At this point, Weitzel began to search for other forms of cancer therapy that might help him and he found a more holistic treatment in Mexico, which included chemo but at a very low dose.
“I was left with no other option but to leave the country to save my life,” he said.
While in Mexico, Weitzel was under the care of a licensed oncologist and MD.
“I did chemo and various other modalities including the mono clonal antibody (anti cancer drug) Herceptin. I am required to take this drug every 21 days. For six months to a year. It costs $3200 every 21 days.”
“I came back to Canada (much healthier) and had an appointment with my Oncologist. The first thing she said was ‘wow, you look great’. My CT scans at this point have shown huge improvements. She commented that the only thing that was working for me was the Herceptin.

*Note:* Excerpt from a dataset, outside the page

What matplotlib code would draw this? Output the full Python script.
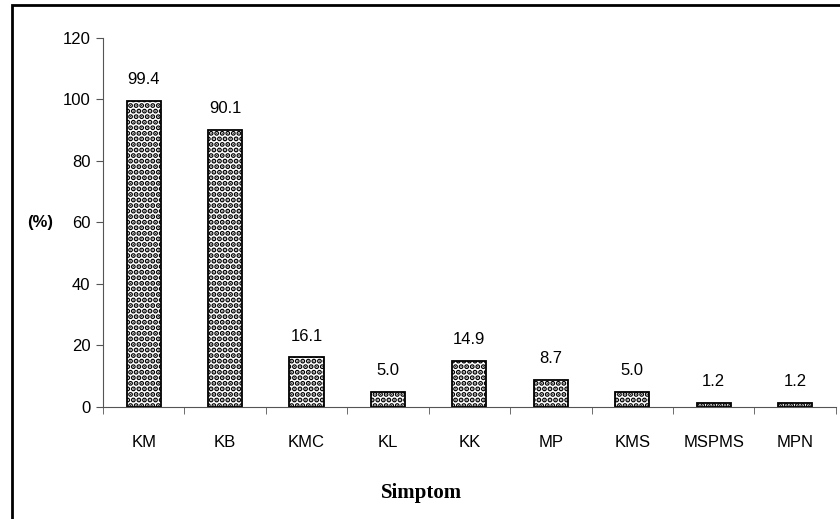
import matplotlib
matplotlib.use('Agg')
import matplotlib.pyplot as plt
from matplotlib.patches import Rectangle

categories = ['KM', 'KB', 'KMC', 'KL', 'KK', 'MP', 'KMS', 'MSPMS', 'MPN']
values = [99.4, 90.1, 16.1, 5.0, 14.9, 8.7, 5.0, 1.2, 1.2]
yticks = [0, 20, 40, 60, 80, 100, 120]

plt.rcParams['font.family'] = ['Liberation Sans', 'DejaVu Sans']
plt.rcParams['hatch.linewidth'] = 2.6

fig = plt.figure(figsize=(8.4, 5.19), dpi=100)
ax = fig.add_axes([0.1226, 0.2158, 0.8724, 0.711])

x = list(range(len(categories)))
bars = ax.bar(x, values, width=0.42, color='white', edgecolor='black',
              linewidth=1.3, hatch='...')
for xi, v in zip(x, values):
    ax.text(xi, v + 4.5, f'{v:.1f}', ha='center', va='bottom', fontsize=12)

ax.set_xlim(-0.5, len(categories) - 0.5)
ax.set_ylim(0, 120)
ax.set_yticks(yticks)
ax.set_yticklabels([str(t) for t in yticks], fontsize=12)
ax.set_xticks(x)
ax.set_xticklabels(categories, fontsize=12)
ax.tick_params(axis='x', length=0, pad=20)
# ticks between categories
ax.set_xticks([i - 0.5 for i in range(len(categories) + 1)], minor=True)
ax.tick_params(axis='x', which='minor', length=5, direction='out', color='#555555')
ax.tick_params(axis='y', length=5, direction='out', color='#555555', pad=4)

for s in ['top', 'right']:
    ax.spines[s].set_visible(False)
ax.spines['left'].set_color('#555555')
ax.spines['bottom'].set_color('#555555')

fig.text(40 / 840, 1 - 223 / 519, '(%)', ha='center', va='center',
         fontsize=12, fontweight='bold')
fig.text(421 / 840, 1 - 493 / 519, 'Simptom', ha='center', va='center',
         fontsize=15, fontweight='bold', family=['Liberation Serif', 'DejaVu Serif'])

# outer frame (cut on right and bottom in the original)
fig.patches.append(Rectangle((12 / 840, -0.1), 1.2, 1 - 5 / 519 + 0.1,
                             transform=fig.transFigure, fill=False,
                             edgecolor='black', linewidth=2))

fig.savefig('out.png', dpi=100)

And here’s where Weitzel ran into the road block.
“The oncologist said that ‘we (BC Cancer Agency) probably wont fund it because you have not done “our” chemo’,” Weitzl said. “She bargained with me saying that if I took one dose of chemo (who knows what) she would fund my Herceptin, then went on to say if I took a half dose she would fund this. I do have this recorded.”
Weitzel then missed his next appointment with an oncologist because he was out of the country getting infused with Herceptin (at his own expense). He says the BC Cancer Agency won’t infuse him here, even at his own expense.
“I have now missed two rounds of my drugs due to expense and inability to have it infused here,” Weitzel said.
Weitzel has attempted to get funding through a trial with Rauch Pharmaceuticals, but the company wants a letter of confirmation from the BCCA that he has been denied and so far has been unsuccessful in getting one.
“If I’m not denied funding give me my medication, and if I am denied, give me a letter,” he said. “I really believe that because I have chosen to take my health into my own hands and ask questions, that I am being punished.”
Weitzel had another meeting with an oncologist last week, but has still not received an answer on whether they will fund the medication.
The Bulletin contacted the BC Cancer Agency for an explanation and received this reply:
“The BC Cancer Agency has treatment protocols in place to ensure that people in BC receive the very best in evidence-based cancer care. We work to be flexible and compassionate with patients when discussing their treatment options, while always balancing the need to ensure patient safety and efficacy.”